Alternative Cooling Methods
Solar-Powered Ventilators
Solar-powered vent fans can be mounted in windows to extract hot air from parked vehicles. These use no vehicle power and operate automatically when sunlight is available—precisely when they're needed most. While they can't achieve AC-level cooling, they prevent the extreme temperature peaks that make returning to a parked car so unpleasant.
Solar ventilators are most effective when combined with comprehensive shading. They excel at removing hot air that accumulates despite shading, maintaining temperatures closer to outside ambient rather than allowing greenhouse-effect heating.
Cooling Seat Covers
Breathable seat covers made from natural materials like bamboo or mesh allow air circulation and feel cooler than solid leather or vinyl. Some designs include ventilation channels that work with body movement to promote airflow. These passive solutions require no power while improving comfort.
Dashboard Reflectors
Beyond windscreen shades, reflective dashboard covers can be left in place while driving, reflecting heat from the dashboard surface. These are particularly useful for vehicles with large dashboards that absorb and radiate significant heat.
Environmental Impact
The cumulative effect of these practices is significant. Automotive air conditioning accounts for a meaningful percentage of vehicle fuel consumption during summer months. Reducing AC use by even 30% through passive cooling strategies saves fuel, reduces emissions, and extends the life of your AC system components.

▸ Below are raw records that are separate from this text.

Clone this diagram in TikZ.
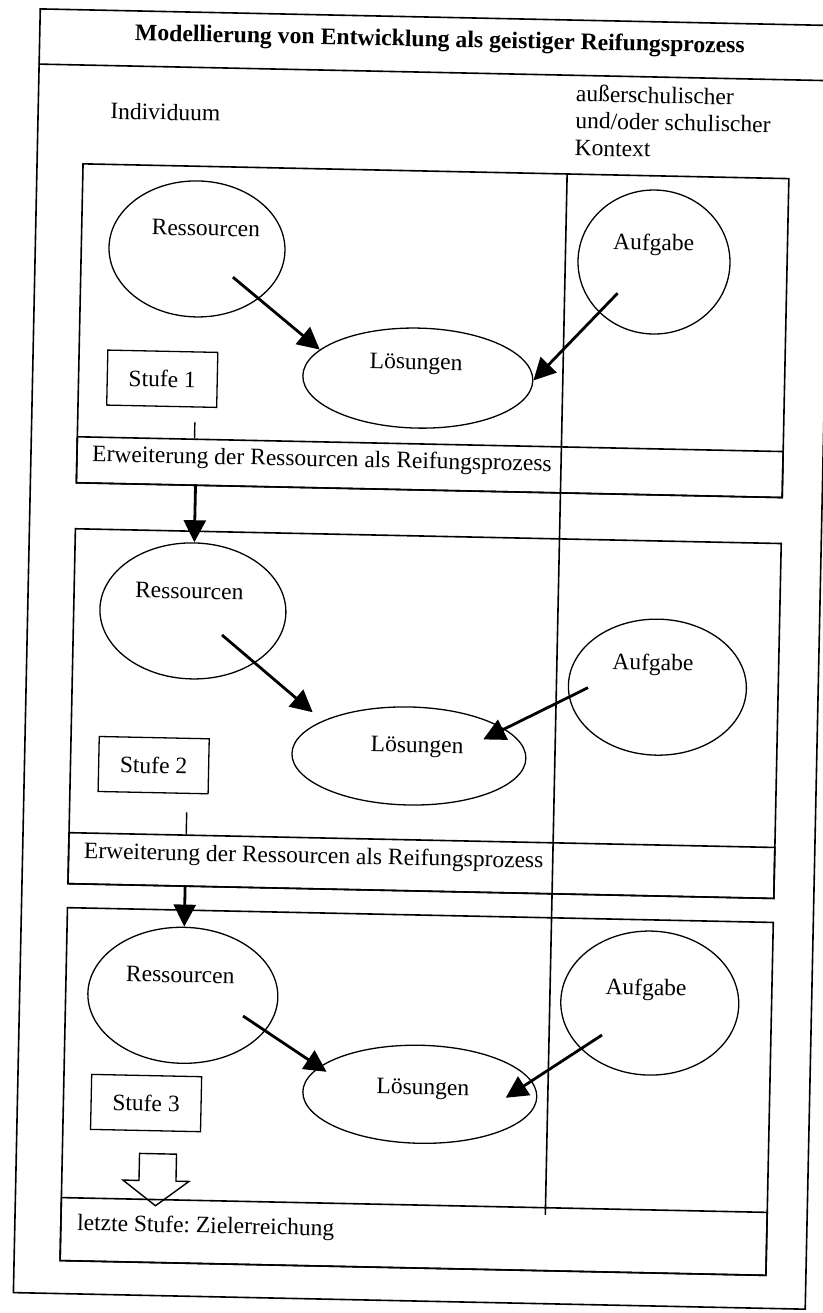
\documentclass[tikz,border=0pt]{standalone}
\usepackage{fontspec}
\setmainfont{Liberation Serif}
\usetikzlibrary{arrows.meta,shapes.geometric}
\frenchspacing
\begin{document}
\begin{tikzpicture}[x=1pt,y=-1pt,
  every node/.style={font=\fontsize{23.5}{27}\selectfont, inner sep=0pt},
  frame/.style={draw, line width=1.6pt},
  oval/.style={draw, ellipse, line width=1.3pt, inner sep=0pt},
  arr/.style={line width=2.8pt, -{Triangle[length=22pt,width=22pt]}},
  stagebox/.style={draw, line width=1.6pt, rectangle, anchor=north west, inner sep=0pt, minimum width=706pt},
  stufebox/.style={draw, line width=1.3pt, rectangle, minimum width=110pt, minimum height=55pt},
  txt/.style={anchor=mid},
  ltxt/.style={anchor=mid west}]
\useasboundingbox (0,0) rectangle (822,1313);
\fill[white] (0,0) rectangle (822,1313);
\begin{scope}[rotate around={-1.2:(411,656)}, transform shape]
  % outer frame and title
  \node[frame, rectangle, anchor=north west, minimum width=792pt, minimum height=1284pt] (outer) at (26,16) {};
  \draw[line width=1.6pt] (26,72) -- (818,72);
  \node[txt, font=\bfseries\fontsize{23.7}{28}\selectfont] (title) at (427,44) {Modellierung von Entwicklung als geistiger Reifungsprozess};
  \node[ltxt] (indiv) at (99,123) {Individuum};
  \node[anchor=west, align=left] (kontext) at (564,117) {außerschulischer\\und/oder schulischer\\Kontext};

  % stage boxes and bands
  \node[stagebox, minimum height=319pt] (s1) at (72,170) {};
  \node[stagebox, minimum height=46pt] (b1) at (72,443) {};
  \node[stagebox, minimum height=355pt] (s2) at (72,535) {};
  \node[stagebox, minimum height=51pt] (b2) at (72,839) {};
  \node[stagebox, minimum height=353pt] (s3) at (72,914) {};
  \node[stagebox, minimum height=63pt] (b3) at (72,1204) {};
  \draw[line width=1.6pt] (557,170) -- (557,1212);

  \node[ltxt] (b1t) at (88,466) {Erweiterung der Ressourcen als Reifungsprozess};
  \node[ltxt] (b2t) at (88,863) {Erweiterung der Ressourcen als Reifungsprozess};
  \node[ltxt] (b3t) at (89,1235) {letzte Stufe: Zielerreichung};

  % stage 1
  \node[oval, minimum width=176pt, minimum height=136pt] (r1) at (188.5,253.5) {};
  \node[oval, minimum width=152pt, minimum height=144pt] (a1) at (645.7,257) {};
  \node[oval, minimum width=230pt, minimum height=100pt] (l1) at (412,378) {};
  \node[txt] (r1t) at (197,238) {Ressourcen};
  \node[txt] (a1t) at (645,243) {Aufgabe};
  \node[txt] (l1t) at (410,367) {Lösungen};
  \node[stufebox] (st1) at (156.5,384) {Stufe 1};
  \coordinate (r1s) at (225,281);
  \coordinate (a1s) at (610,289);
  \draw[arr] (r1s) -- (l1.165);
  \draw[arr] (a1s) -- (l1.east);
  \draw[line width=1.4pt] (190,427) -- (190,443);

  % stage 2
  \node[oval, minimum width=186pt, minimum height=136pt] (r2) at (192,615.5) {};
  \node[oval, minimum width=178pt, minimum height=136pt] (a2) at (658,682) {};
  \node[oval, minimum width=234pt, minimum height=98pt] (l2) at (411,756) {};
  \node[txt] (r2t) at (188,601) {Ressourcen};
  \node[txt] (a2t) at (653,663) {Aufgabe};
  \node[txt] (l2t) at (419,750) {Lösungen};
  \node[stufebox] (st2) at (156,770.5) {Stufe 2};
  \coordinate (r2s) at (221.6,639);
  \coordinate (a2s) at (588.7,684);
  \draw[arr, shorten >=13pt] (r2s) -- (l2.159);
  \draw[arr, shorten >=-24pt] (a2s) -- (l2.17);
  \draw[line width=1.4pt] (190,817) -- (190,839);

  % stage 3
  \node[oval, minimum width=190pt, minimum height=136pt] (r3) at (190,1000) {};
  \node[oval, minimum width=178pt, minimum height=144pt] (a3) at (657,998) {};
  \node[oval, minimum width=234pt, minimum height=98pt] (l3) at (429,1094) {};
  \node[txt] (r3t) at (187,985) {Ressourcen};
  \node[txt] (a3t) at (653,988) {Aufgabe};
  \node[txt] (l3t) at (432,1092) {Lösungen};
  \node[stufebox] (st3) at (155.5,1108.5) {Stufe 3};
  \coordinate (r3s) at (250.6,1019.5);
  \coordinate (a3s) at (610,1031);
  \draw[arr, shorten >=-9pt] (r3s) -- (l3.166);
  \draw[arr, shorten >=-31pt] (a3s) -- (l3.8);

  % arrows between stages
  \coordinate (d1) at (192,489);
  \coordinate (d2) at (190,890);
  \draw[arr] (d1) -- (r2.north);
  \draw[arr] (d2) -- (r3.north);

  % hollow arrow to the goal
  \draw[line width=1.4pt, line join=miter]
    (150,1159) -- (187,1159) -- (187,1186) -- (200,1186) -- (167,1211) -- (134,1186) -- (150,1186) -- cycle;
\end{scope}
\end{tikzpicture}
\end{document}
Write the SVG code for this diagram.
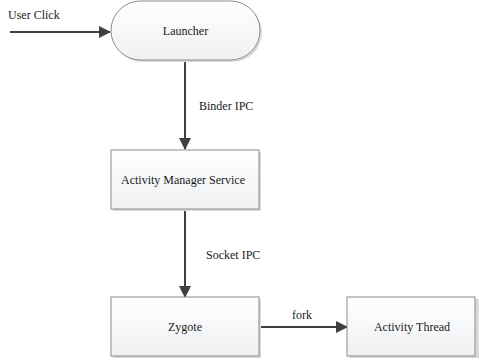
<svg xmlns="http://www.w3.org/2000/svg" width="479" height="364" viewBox="0 0 479 364">
<style>
.box{fill:url(#g);stroke:#8c8c8c;stroke-width:1}
.sh{fill:#d9d9d9}
.t{font-family:'Liberation Serif','Times New Roman','DejaVu Serif',serif;font-size:12px;fill:#1a1a1a}
.c{text-anchor:middle}
.ln{stroke:#404040;stroke-width:2;fill:none}
</style>
<defs>
<linearGradient id="g" x1="0" y1="0" x2="0" y2="1"><stop offset="0" stop-color="#ffffff"/><stop offset="1" stop-color="#eef0f2"/></linearGradient>
<marker id="a" markerWidth="12" markerHeight="12" refX="11" refY="6" orient="auto" markerUnits="userSpaceOnUse"><path d="M0,0 L12,6 L0,12 z" fill="#404040"/></marker>
</defs>
<g id="connectors">
<line class="ln" x1="10" y1="32" x2="110" y2="32" marker-end="url(#a)"/>
<line class="ln" x1="185" y1="61" x2="185" y2="149" marker-end="url(#a)"/>
<line class="ln" x1="185" y1="209" x2="185" y2="297" marker-end="url(#a)"/>
<line class="ln" x1="259" y1="327" x2="347" y2="327" marker-end="url(#a)"/>
<text class="t" x="8" y="19">User Click</text>
<text class="t" x="199" y="110">Binder IPC</text>
<text class="t" x="206" y="259">Socket IPC</text>
<text class="t" x="292" y="319">fork</text>
</g>
<g id="launcher">
<rect class="sh" x="113" y="3" width="149" height="59" rx="29.5"/>
<rect class="box" x="111" y="1" width="149" height="59" rx="29.5"/>
<text class="t c" x="185.5" y="35">Launcher</text>
</g>
<g id="ams">
<rect class="sh" x="113" y="152" width="148" height="59"/>
<rect class="box" x="111" y="150" width="148" height="59"/>
<text class="t c" x="183" y="184">Activity Manager Service</text>
</g>
<g id="zygote">
<rect class="sh" x="113" y="299" width="148" height="59"/>
<rect class="box" x="111" y="297" width="148" height="59"/>
<text class="t c" x="185" y="331">Zygote</text>
</g>
<g id="activity-thread">
<rect class="sh" x="349" y="299" width="130" height="59"/>
<rect class="box" x="347" y="297" width="128" height="59"/>
<text class="t c" x="412" y="331">Activity Thread</text>
</g>
</svg>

Simple choices—using sunshades consistently, parking strategically, venting before using AC—become habits that benefit the environment without requiring sacrifice of comfort. The goal isn't to eliminate air conditioning but to use it efficiently when truly needed rather than as the default solution.
By thinking of cooling as a system—prevention, passive measures, and efficient AC use—Australian drivers can stay comfortable while minimising their environmental footprint and saving money on fuel costs.